Short task -
Leave the pictures out and write out exactly the lines from the top of the entries through the line containing "(title2) at (169,54)".

[BEGIN Record set]

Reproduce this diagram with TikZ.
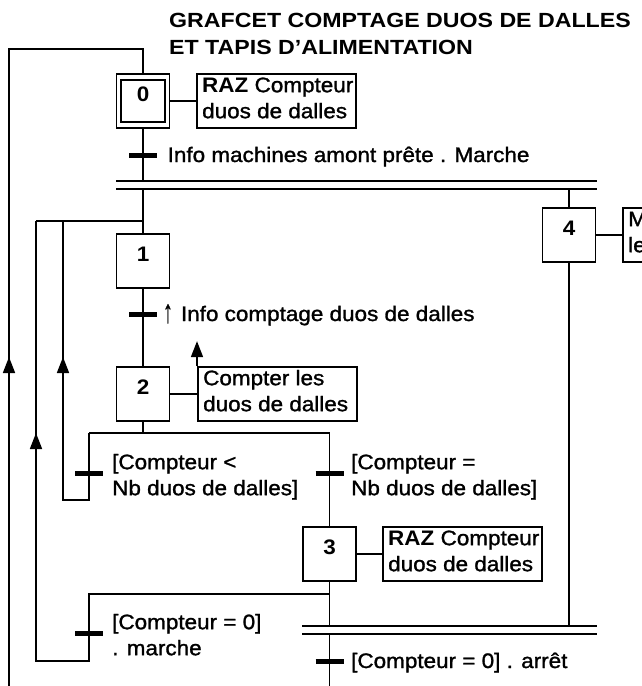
\documentclass[tikz,border=0pt]{standalone}
\usepackage{fontspec}
\usepackage{graphicx}
\setmainfont{Liberation Sans}[FakeStretch=1.07, UprightFeatures={FakeBold=1.3}]
\newfontfamily\titlefont{Liberation Sans}[FakeStretch=1.13]
\usetikzlibrary{arrows.meta}
\begin{document}
\begin{tikzpicture}[x=1pt,y=-1pt,
  ln/.style={line width=1.7pt},
  stepbox/.style={draw, line width=1.7pt, minimum width=53pt, minimum height=54pt, inner sep=0pt},
  actbox/.style={draw, line width=1.7pt, minimum width=159pt, minimum height=54pt, inner sep=0pt, anchor=west},
  acttext/.style={anchor=north west, inner sep=0pt, align=left, font=\fontsize{21}{26}\selectfont},
  trone/.style={anchor=base west, inner sep=0pt, font=\fontsize{21}{26}\selectfont},
  trtwo/.style={anchor=north west, inner sep=0pt, align=left, font=\fontsize{21}{26}\selectfont},
  trbar/.style={line width=5pt},
  num/.style={inner sep=0pt, font=\bfseries\fontsize{21}{26}\selectfont},
  titletext/.style={anchor=base west, inner sep=0pt, font=\titlefont\bfseries\fontsize{20.5}{27}\selectfont},
  arr/.style={line width=1.7pt, -{Triangle[width=12pt,length=16pt]}},
]
\useasboundingbox (0,0) rectangle (641,686);

% title
\node[titletext] (title1) at (169,27) {GRAFCET COMPTAGE DUOS DE DALLES};
\node[titletext] (title2) at (169,54) {ET TAPIS D’ALIMENTATION};

% steps
\node[stepbox] (s0) at (143,101) {};
\node[stepbox, minimum width=44pt, minimum height=42pt] (s0i) at (143,101) {};
\node[num] (n0) at (143,94) {0};
\node[stepbox] (s1) at (143,261) {};
\node[num] (n1) at (143,254) {1};
\node[stepbox] (s2) at (143,394) {};
\node[num] (n2) at (143,387) {2};
\node[stepbox] (s3) at (329.5,554) {};
\node[num] (n3) at (329.5,547) {3};
\node[stepbox] (s4) at (569,235) {};
\node[num] (n4) at (569,228) {4};

% actions
\node[actbox] (a0) at (196,101) {};
\node[acttext] (a0t) at (202,76) {\rule{0pt}{16pt}\textbf{RAZ} Compteur\\duos de dalles};
\node[actbox] (a2) at (197,394) {};
\node[acttext] (a2t) at (203,369) {\rule{0pt}{16pt}Compter les\\duos de dalles};
\node[actbox] (a3) at (382,554) {};
\node[acttext] (a3t) at (388,529) {\rule{0pt}{16pt}\textbf{RAZ} Compteur\\duos de dalles};
\node[actbox] (a4) at (622,235) {};
\node[acttext] (a4t) at (628,210) {\rule{0pt}{16pt}M\\le};

\draw[ln] (s0.east) -- (a0.west);
\draw[ln] (s2.east) -- (a2.west);
\draw[ln] (s3.east) -- (a3.west);
\draw[ln] (s4.east) -- (a4.west);
\draw[arr] (a2.north west) -- ++(0,-25);

% transitions
\coordinate (t0) at (143,155);
\coordinate (t1) at (143,314);
\coordinate (t2l) at (89,473);
\coordinate (t2r) at (329.5,473);
\coordinate (t3l) at (89,633);
\coordinate (t3r) at (329.5,661);

% main links
\coordinate (bL) at (9,686);
\coordinate (c49L) at (9,49);
\coordinate (c49R) at (143,49);
\draw[ln] (bL) -- (c49L) -- (c49R) -- (s0.north);

\coordinate (dA1) at (116,181); \coordinate (dA2) at (597,181);
\coordinate (dB1) at (116,189); \coordinate (dB2) at (597,189);
\draw[ln] (dA1) -- (dA2);
\draw[ln] (dB1) -- (dB2);
\draw[ln] (s0.south) -- (s0.south |- dA1);
\draw[ln] (s1.north |- dB1) -- (s1.north);
\draw[ln] (s4.north |- dB1) -- (s4.north);
\draw[ln] (s1.south) -- (s2.north);

\coordinate (o1C) at (143,433);
\coordinate (o1L) at (89,433);
\coordinate (o1R) at (329.5,433);
\draw[ln] (s2.south) -- (o1C);
\draw[ln] (o1L) -- (o1R) -- (s3.north);

\coordinate (r1) at (89,500);
\coordinate (r1b) at (63,500);
\coordinate (j1) at (63,221);
\coordinate (j0) at (36,221);
\coordinate (j2) at (143,221);
\draw[ln] (o1L) -- (r1) -- (r1b) -- (j1);
\draw[ln] (j0) -- (j2);

\coordinate (o2L) at (89,594);
\coordinate (o2R) at (329.5,594);
\coordinate (r2) at (89,661);
\coordinate (r2b) at (36,661);
\draw[ln] (o2R) -- (o2L) -- (r2) -- (r2b) -- (j0);

\coordinate (dC1) at (302,626); \coordinate (dC2) at (597,626);
\coordinate (dD1) at (302,634); \coordinate (dD2) at (597,634);
\draw[ln] (dC1) -- (dC2);
\draw[ln] (dD1) -- (dD2);
\draw[ln] (s3.south) -- (s3.south |- dC1);
\draw[ln] (s4.south) -- (s4.south |- dC1);
\coordinate (bR) at (329.5,686);
\draw[ln] (s3.south |- dD1) -- (bR);

% arrows on return lines
\draw[arr] (9,373) -- (9,357);
\draw[arr] (63,373) -- (63,357);
\draw[arr] (36,449) -- (36,433);

% transition bars
\foreach \t in {t0,t1,t2l,t2r,t3l,t3r}
  \draw[trbar] ([xshift=-14pt]\t) -- ([xshift=14pt]\t);

% transition receptivities
\node[trone] (l0) at (167.5,162) {Info machines amont prête . Marche};
\node[trone] (l1) at (163,321) {\raisebox{-1.5pt}{\scalebox{0.85}[1.55]{↑}}\hspace{2pt} Info comptage duos de dalles};
\node[trtwo] (l2l) at (112,453) {\rule{0pt}{16pt}[Compteur <\\Nb duos de dalles]};
\node[trtwo] (l2r) at (351,453) {\rule{0pt}{16pt}[Compteur =\\Nb duos de dalles]};
\node[trtwo] (l3l) at (112,613) {\rule{0pt}{16pt}[Compteur = 0]\\. marche};
\node[trone] (l3r) at (351,668) {[Compteur = 0] . arrêt};
\end{tikzpicture}
\end{document}
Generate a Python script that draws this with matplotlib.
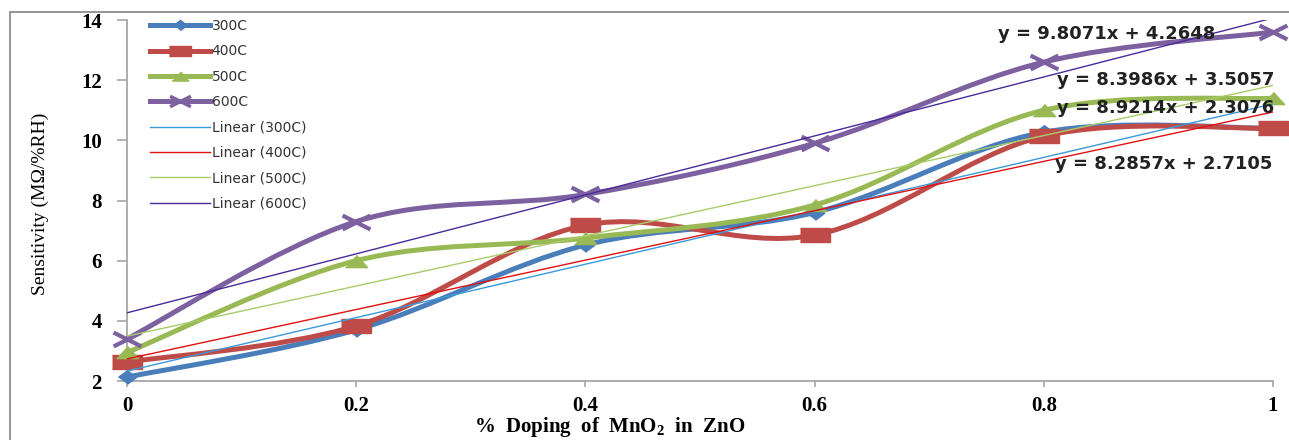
import numpy as np
import matplotlib
matplotlib.use('Agg')
import matplotlib.pyplot as plt
from matplotlib.path import Path
from matplotlib.patches import PathPatch, Rectangle
from matplotlib.lines import Line2D

# doping fraction of MnO2 and sensitivity per temperature
doping = [0, 0.2, 0.4, 0.6, 0.8, 1.0]
s300 = [2.13, 3.70, 6.52, 7.60, 10.27, 10.40]
s400 = [2.63, 3.83, 7.18, 6.85, 10.14, 10.40]
s500 = [2.95, 6.00, 6.75, 7.85, 11.00, 11.40]
s600 = [3.40, 7.30, 8.20, 9.90, 12.60, 13.60]

series_names = ['300C', '400C', '500C', '600C']
eq_labels = ['y = 9.8071x + 4.2648', 'y = 8.3986x + 3.5057',
             'y = 8.9214x + 2.3076', 'y = 8.2857x + 2.7105']
xticks = [0, 0.2, 0.4, 0.6, 0.8, 1]
xtick_labels = ['0', '0.2', '0.4', '0.6', '0.8', '1']
yticks = [2, 4, 6, 8, 10, 12, 14]

W, H = 1289, 440


def smooth_path(xs, ys):
    # excel style smoothed line: bezier segments through every point
    pts = np.column_stack([xs, ys]).astype(float)
    n = len(pts)
    verts = [pts[0]]
    codes = [Path.MOVETO]
    for i in range(n - 1):
        p0 = pts[max(i - 1, 0)]
        p1 = pts[i]
        p2 = pts[i + 1]
        p3 = pts[min(i + 2, n - 1)]
        verts += [p1 + (p2 - p0) / 6, p2 - (p3 - p1) / 6, p2]
        codes += [Path.CURVE4] * 3
    return Path(verts, codes)


# stretched markers like the scanned original
m_diamond = [(-1, 0), (0, 0.75), (1, 0), (0, -0.75)]
m_square = [(-1, -0.5), (1, -0.5), (1, 0.5), (-1, 0.5)]
m_triangle = [(-1, -0.55), (1, -0.55), (0, 0.55)]
m_cross = Path([(-1, -0.5), (1, 0.5), (-1, 0.5), (1, -0.5)],
               [Path.MOVETO, Path.LINETO, Path.MOVETO, Path.LINETO])

styles = [
    dict(color='#4a7ebb', marker=m_diamond, ms=13, trend='#3a9ad9'),
    dict(color='#be4b48', marker=m_square, ms=21, trend='#e01010'),
    dict(color='#98b954', marker=m_triangle, ms=16, trend='#a8cc6a'),
    dict(color='#7d60a0', marker=m_cross, ms=20, trend='#4a2a9a'),
]

plt.rcParams['mathtext.fontset'] = 'custom'
plt.rcParams['mathtext.rm'] = 'Liberation Serif:bold'
plt.rcParams['mathtext.bf'] = 'Liberation Serif:bold'

fig = plt.figure(figsize=(W / 100, H / 100), dpi=100)
ax = fig.add_axes([127 / W, 1 - 381 / H, (1273 - 127) / W, (381 - 20) / H])

# outer chart frame
fig.patches.append(Rectangle((10 / W, -0.2), 1.3, 1.2 - 12 / H, fill=False,
                             edgecolor='#8c8c8c', lw=1.3, transform=fig.transFigure))

all_series = [s300, s400, s500, s600]
handles = []
for name, vals, st in zip(series_names, all_series, styles):
    patch = PathPatch(smooth_path(doping, vals), facecolor='none',
                      edgecolor=st['color'], lw=3.6, zorder=3, clip_on=False)
    ax.add_patch(patch)
    mfc = 'none' if st['marker'] is m_cross else st['color']
    ax.plot(doping, vals, linestyle='none', marker=st['marker'], ms=st['ms'],
            mfc=mfc, mec=st['color'], mew=3 if mfc == 'none' else 1,
            zorder=4, clip_on=False)
    handles.append(Line2D([], [], color=st['color'], lw=3.6, marker=st['marker'],
                          ms=st['ms'] * 0.75, mfc=mfc, mec=st['color'],
                          mew=2.5 if mfc == 'none' else 1, label=name))

# linear trendlines
for name, vals, st in zip(series_names, all_series, styles):
    coef = np.polyfit(doping, vals, 1)
    ax.plot([0, 1], np.polyval(coef, [0, 1]), color=st['trend'], lw=1, zorder=5)
    handles.append(Line2D([], [], color=st['trend'], lw=1, label='Linear (%s)' % name))

# trendline equations
eq_pos = [(0.760, 13.53), (0.8115, 12.0), (0.8115, 11.07), (0.810, 9.21)]
for txt, (ex, ey) in zip(eq_labels, eq_pos):
    ax.text(ex, ey, txt, ha='left', va='center', fontsize=13, fontweight='bold',
            family='DejaVu Sans', color='#222222', zorder=6, clip_on=False)

ax.set_xlim(0, 1)
ax.set_ylim(2, 14)
ax.set_xticks(xticks)
ax.set_xticklabels(xtick_labels)
ax.set_yticks(yticks)

for sp in ['top', 'right']:
    ax.spines[sp].set_visible(False)
for sp in ['left', 'bottom']:
    ax.spines[sp].set_color('#a6a6a6')
    ax.spines[sp].set_linewidth(1.3)

ax.tick_params(axis='y', direction='out', length=7, width=1.2, color='#a6a6a6', pad=11)
ax.tick_params(axis='x', direction='out', length=4, width=1.2, color='#a6a6a6', pad=7)
for lab in ax.get_xticklabels() + ax.get_yticklabels():
    lab.set_family('Liberation Serif')
    lab.set_fontweight('bold')
    lab.set_fontsize(15)

ax.set_xlabel(r'%  Doping  of  MnO$_\mathbf{2}$  in  ZnO', family='Liberation Serif',
              fontweight='bold', fontsize=15, va='center')
ax.xaxis.set_label_coords(0.421, -0.127)
ax.set_ylabel('Sensitivity (M\u03a9/%RH)', family='Liberation Serif', fontsize=14,
              va='center')
ax.yaxis.set_label_coords(-0.076, 0.49)

leg = ax.legend(handles=handles, loc='upper left', frameon=False,
                bbox_to_anchor=(150 / W, 1 - 19 / H), bbox_transform=fig.transFigure,
                borderaxespad=0, borderpad=0, fontsize=10, handlelength=4.3,
                handletextpad=0.15, labelspacing=0.82, numpoints=1)
for t in leg.get_texts():
    t.set_color('#333333')

fig.savefig('out.png', dpi=100)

[END Record set]

Output of the exercise -
Reproduce this diagram with TikZ.
\documentclass[tikz,border=0pt]{standalone}
\usepackage{fontspec}
\usepackage{graphicx}
\setmainfont{Liberation Sans}[FakeStretch=1.07, UprightFeatures={FakeBold=1.3}]
\newfontfamily\titlefont{Liberation Sans}[FakeStretch=1.13]
\usetikzlibrary{arrows.meta}
\begin{document}
\begin{tikzpicture}[x=1pt,y=-1pt,
  ln/.style={line width=1.7pt},
  stepbox/.style={draw, line width=1.7pt, minimum width=53pt, minimum height=54pt, inner sep=0pt},
  actbox/.style={draw, line width=1.7pt, minimum width=159pt, minimum height=54pt, inner sep=0pt, anchor=west},
  acttext/.style={anchor=north west, inner sep=0pt, align=left, font=\fontsize{21}{26}\selectfont},
  trone/.style={anchor=base west, inner sep=0pt, font=\fontsize{21}{26}\selectfont},
  trtwo/.style={anchor=north west, inner sep=0pt, align=left, font=\fontsize{21}{26}\selectfont},
  trbar/.style={line width=5pt},
  num/.style={inner sep=0pt, font=\bfseries\fontsize{21}{26}\selectfont},
  titletext/.style={anchor=base west, inner sep=0pt, font=\titlefont\bfseries\fontsize{20.5}{27}\selectfont},
  arr/.style={line width=1.7pt, -{Triangle[width=12pt,length=16pt]}},
]
\useasboundingbox (0,0) rectangle (641,686);

% title
\node[titletext] (title1) at (169,27) {GRAFCET COMPTAGE DUOS DE DALLES};
\node[titletext] (title2) at (169,54) {ET TAPIS D’ALIMENTATION};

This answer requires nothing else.